Transcribe every line exactly. Leave the pictures behind.

[start of Dataset excerpt]

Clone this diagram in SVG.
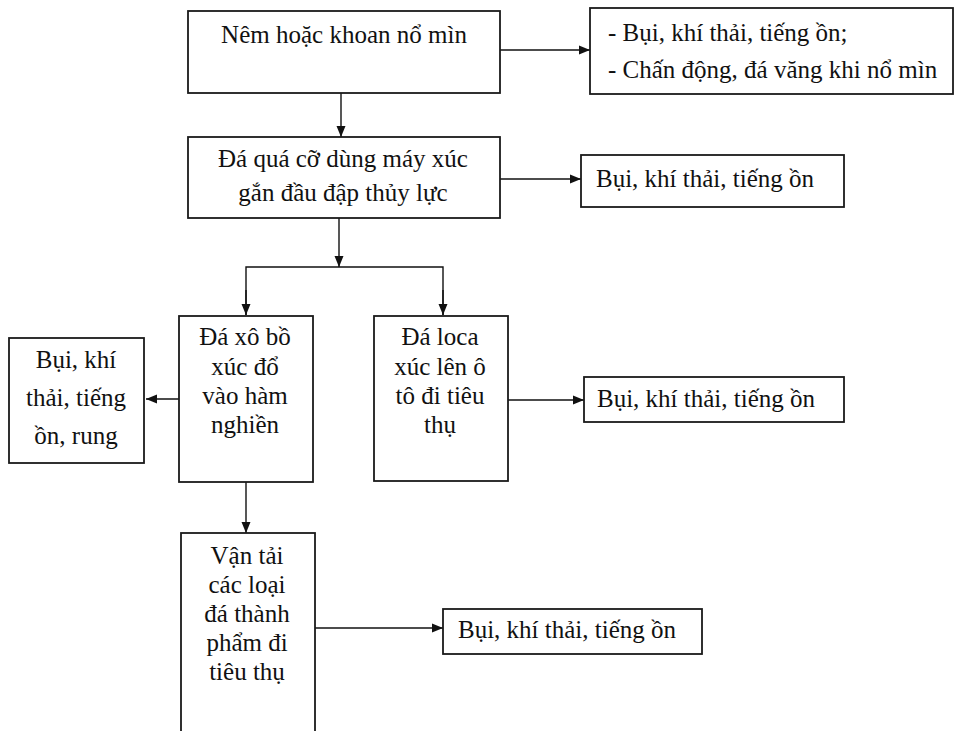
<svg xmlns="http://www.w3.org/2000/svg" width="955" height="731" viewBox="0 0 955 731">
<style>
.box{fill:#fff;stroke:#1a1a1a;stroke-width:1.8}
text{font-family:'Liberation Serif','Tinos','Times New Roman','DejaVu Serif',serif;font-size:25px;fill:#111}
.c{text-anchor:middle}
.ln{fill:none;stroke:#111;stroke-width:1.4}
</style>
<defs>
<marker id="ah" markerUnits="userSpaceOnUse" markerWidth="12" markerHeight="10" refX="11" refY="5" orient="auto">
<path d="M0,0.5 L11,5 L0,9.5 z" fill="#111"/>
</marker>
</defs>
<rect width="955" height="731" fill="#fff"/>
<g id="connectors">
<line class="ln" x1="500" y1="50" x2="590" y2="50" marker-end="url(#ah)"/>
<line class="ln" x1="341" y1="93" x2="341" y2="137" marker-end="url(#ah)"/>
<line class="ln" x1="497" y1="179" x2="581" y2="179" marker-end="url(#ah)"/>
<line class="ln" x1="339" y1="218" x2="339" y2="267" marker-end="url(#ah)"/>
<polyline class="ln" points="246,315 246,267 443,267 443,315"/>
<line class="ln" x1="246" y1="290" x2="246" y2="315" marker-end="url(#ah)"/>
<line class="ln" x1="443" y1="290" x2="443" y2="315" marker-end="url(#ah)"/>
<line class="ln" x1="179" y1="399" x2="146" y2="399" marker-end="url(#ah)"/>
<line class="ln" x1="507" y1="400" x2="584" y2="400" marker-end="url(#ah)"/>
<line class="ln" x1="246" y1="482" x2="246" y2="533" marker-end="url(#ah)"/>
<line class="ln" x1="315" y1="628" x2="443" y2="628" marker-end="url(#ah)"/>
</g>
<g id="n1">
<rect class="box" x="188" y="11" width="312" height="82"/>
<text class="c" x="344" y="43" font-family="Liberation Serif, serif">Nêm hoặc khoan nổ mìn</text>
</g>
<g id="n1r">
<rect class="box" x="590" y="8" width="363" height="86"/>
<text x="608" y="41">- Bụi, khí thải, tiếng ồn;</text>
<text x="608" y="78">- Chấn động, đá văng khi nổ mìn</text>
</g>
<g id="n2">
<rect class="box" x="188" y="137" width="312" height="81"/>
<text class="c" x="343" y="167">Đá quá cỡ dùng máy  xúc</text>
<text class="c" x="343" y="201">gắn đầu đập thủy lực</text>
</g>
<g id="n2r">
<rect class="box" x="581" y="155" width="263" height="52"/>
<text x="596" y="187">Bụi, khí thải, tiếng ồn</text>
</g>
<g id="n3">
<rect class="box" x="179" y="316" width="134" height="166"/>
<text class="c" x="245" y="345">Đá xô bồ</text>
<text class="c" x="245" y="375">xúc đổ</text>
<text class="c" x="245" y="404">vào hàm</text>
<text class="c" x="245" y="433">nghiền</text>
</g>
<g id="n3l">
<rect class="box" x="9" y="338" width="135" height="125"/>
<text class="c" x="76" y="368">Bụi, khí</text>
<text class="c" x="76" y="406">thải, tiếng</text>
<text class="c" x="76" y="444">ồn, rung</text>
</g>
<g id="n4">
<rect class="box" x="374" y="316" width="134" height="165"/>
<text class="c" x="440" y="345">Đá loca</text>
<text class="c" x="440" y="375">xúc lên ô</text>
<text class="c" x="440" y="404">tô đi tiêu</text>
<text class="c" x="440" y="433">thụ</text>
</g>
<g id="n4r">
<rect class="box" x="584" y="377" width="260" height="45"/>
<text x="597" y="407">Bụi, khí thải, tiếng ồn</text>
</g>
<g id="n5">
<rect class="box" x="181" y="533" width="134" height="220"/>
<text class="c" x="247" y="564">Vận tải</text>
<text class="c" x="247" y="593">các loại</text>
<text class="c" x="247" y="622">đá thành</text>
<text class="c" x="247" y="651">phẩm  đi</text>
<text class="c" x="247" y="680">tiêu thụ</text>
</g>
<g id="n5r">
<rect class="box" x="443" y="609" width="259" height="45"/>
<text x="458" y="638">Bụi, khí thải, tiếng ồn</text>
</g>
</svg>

[end of Dataset excerpt]

Worked answer |
Clone this diagram in SVG.
<svg xmlns="http://www.w3.org/2000/svg" width="955" height="731" viewBox="0 0 955 731">
<style>
.box{fill:#fff;stroke:#1a1a1a;stroke-width:1.8}
text{font-family:'Liberation Serif','Tinos','Times New Roman','DejaVu Serif',serif;font-size:25px;fill:#111}
.c{text-anchor:middle}
.ln{fill:none;stroke:#111;stroke-width:1.4}
</style>
<defs>
<marker id="ah" markerUnits="userSpaceOnUse" markerWidth="12" markerHeight="10" refX="11" refY="5" orient="auto">
<path d="M0,0.5 L11,5 L0,9.5 z" fill="#111"/>
</marker>
</defs>
<rect width="955" height="731" fill="#fff"/>
<g id="connectors">
<line class="ln" x1="500" y1="50" x2="590" y2="50" marker-end="url(#ah)"/>
<line class="ln" x1="341" y1="93" x2="341" y2="137" marker-end="url(#ah)"/>
<line class="ln" x1="497" y1="179" x2="581" y2="179" marker-end="url(#ah)"/>
<line class="ln" x1="339" y1="218" x2="339" y2="267" marker-end="url(#ah)"/>
<polyline class="ln" points="246,315 246,267 443,267 443,315"/>
<line class="ln" x1="246" y1="290" x2="246" y2="315" marker-end="url(#ah)"/>
<line class="ln" x1="443" y1="290" x2="443" y2="315" marker-end="url(#ah)"/>
<line class="ln" x1="179" y1="399" x2="146" y2="399" marker-end="url(#ah)"/>
<line class="ln" x1="507" y1="400" x2="584" y2="400" marker-end="url(#ah)"/>
<line class="ln" x1="246" y1="482" x2="246" y2="533" marker-end="url(#ah)"/>
<line class="ln" x1="315" y1="628" x2="443" y2="628" marker-end="url(#ah)"/>
</g>
<g id="n1">
<rect class="box" x="188" y="11" width="312" height="82"/>
<text class="c" x="344" y="43" font-family="Liberation Serif, serif">Nêm hoặc khoan nổ mìn</text>
</g>
<g id="n1r">
<rect class="box" x="590" y="8" width="363" height="86"/>
<text x="608" y="41">- Bụi, khí thải, tiếng ồn;</text>
<text x="608" y="78">- Chấn động, đá văng khi nổ mìn</text>
</g>
<g id="n2">
<rect class="box" x="188" y="137" width="312" height="81"/>
<text class="c" x="343" y="167">Đá quá cỡ dùng máy  xúc</text>
<text class="c" x="343" y="201">gắn đầu đập thủy lực</text>
</g>
<g id="n2r">
<rect class="box" x="581" y="155" width="263" height="52"/>
<text x="596" y="187">Bụi, khí thải, tiếng ồn</text>
</g>
<g id="n3">
<rect class="box" x="179" y="316" width="134" height="166"/>
<text class="c" x="245" y="345">Đá xô bồ</text>
<text class="c" x="245" y="375">xúc đổ</text>
<text class="c" x="245" y="404">vào hàm</text>
<text class="c" x="245" y="433">nghiền</text>
</g>
<g id="n3l">
<rect class="box" x="9" y="338" width="135" height="125"/>
<text class="c" x="76" y="368">Bụi, khí</text>
<text class="c" x="76" y="406">thải, tiếng</text>
<text class="c" x="76" y="444">ồn, rung</text>
</g>
<g id="n4">
<rect class="box" x="374" y="316" width="134" height="165"/>
<text class="c" x="440" y="345">Đá loca</text>
<text class="c" x="440" y="375">xúc lên ô</text>
<text class="c" x="440" y="404">tô đi tiêu</text>
<text class="c" x="440" y="433">thụ</text>
</g>
<g id="n4r">
<rect class="box" x="584" y="377" width="260" height="45"/>
<text x="597" y="407">Bụi, khí thải, tiếng ồn</text>
</g>
<g id="n5">
<rect class="box" x="181" y="533" width="134" height="220"/>
<text class="c" x="247" y="564">Vận tải</text>
<text class="c" x="247" y="593">các loại</text>
<text class="c" x="247" y="622">đá thành</text>
<text class="c" x="247" y="651">phẩm  đi</text>
<text class="c" x="247" y="680">tiêu thụ</text>
</g>
<g id="n5r">
<rect class="box" x="443" y="609" width="259" height="45"/>
<text x="458" y="638">Bụi, khí thải, tiếng ồn</text>
</g>
</svg>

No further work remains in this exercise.